Take the man on the street on to the information superhighway, and suddenly the whole situation changes. On the Internet, through a system called Usenet, informal discussion groups called newsgroups have been set up for any subject under the sun. Using this system, you can send a message to tens or hundreds of thousands of like-minded people across the world with a simple key stroke. The only costs for this basic broadcasting are for a computer, a modem and the Internet connection itself, which can be as little as $10 per month, plus VAT and local phone charges for as long as you are connected.

"Never judge a book by its cover," we are told, but we do so all the time. If a man in a shabby raincoat handed you a crumpled piece of paper with a lot of closely typed text on it, you'd be inclined to throw it away unread. But if the same text came to you in a glossy brochure, you mightread it. This gives large organisations an advantage, but the Internet levels these distinctions. Messages in newsgroups are in plain text - no pictures, no fancy layouts - you can't even underline or use different typefaces.

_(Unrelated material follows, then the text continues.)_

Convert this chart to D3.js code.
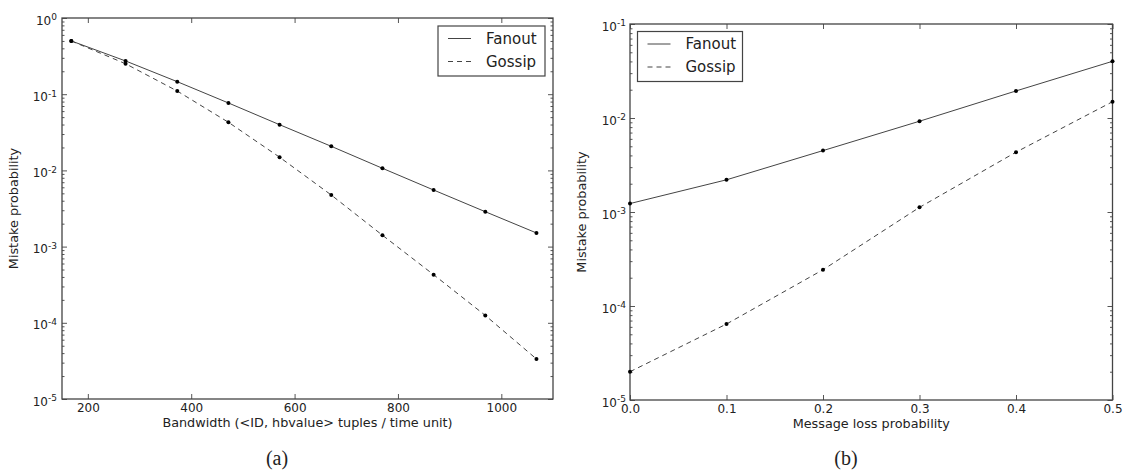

The quality of an idea and the clarity with which it is expressed are the only ways to impress the Internetting public. Presentation is as important on the Internet as it is elsewhere, but the most important element is not design but courtesy. Any organisation that wastes the time of newsgroup readers by sending over-long messages or ones published in the wrong areas risks receiving a flood of angry electronic mail.

Usenet is the simplest tool to use to express yourself, but the one attracting all the attention is the fast-growing World Wide Web (WWW). Using the Web, it is possible to embellish text with different styles and add pictures, sound and even video clips. But this does not yet give large companies that can employ designers the same advantages on the electronic media that they have in print. Publishing on the Web doesn't allow you to promote your work expensively using glossier paper, better distribution or a more tasteful layout. The rules of design can be very different from conventional graphic design - extensive use of pictures and graphics is unpopular, since large images can take several seconds to display.

If you wish to "publish" on the Web, you have to have access to a computer with a continuous connection to the Internet. This costs much more than being connected using a modem, and presents much more of a security risk, so few small companies and individuals can afford to go on to the Web directly. However, a number of organisations sub-let space on their Web. Some universities in the United States give space free to private individuals for non-commercial purposes, and Internet companies sell space to small businesses for just $25 per month.

Personal Web pages are becoming a popular means of self-expression on the Internet, with almost unbelievable versatility. Some of the uses are frivolous - one person has put his whole CD collection on-line, another allows anyone on the Internet to speak to his cat (he's got a voice synthesiser attached to his computer). Others are using the Web to publish fanzines about Quentin Tarantino, their favourite football team or to sell Internet- related T-shirts.

On the Internet, getting your message to millions is easy - the hard part is getting them to pay attention to it amid all of the hubbub. The 1,000-channel future predicted by media pundits is already here, but with text and pictures instead of television. Everyone has their own broadcasting studio, but nobody has produced a useful TV guide.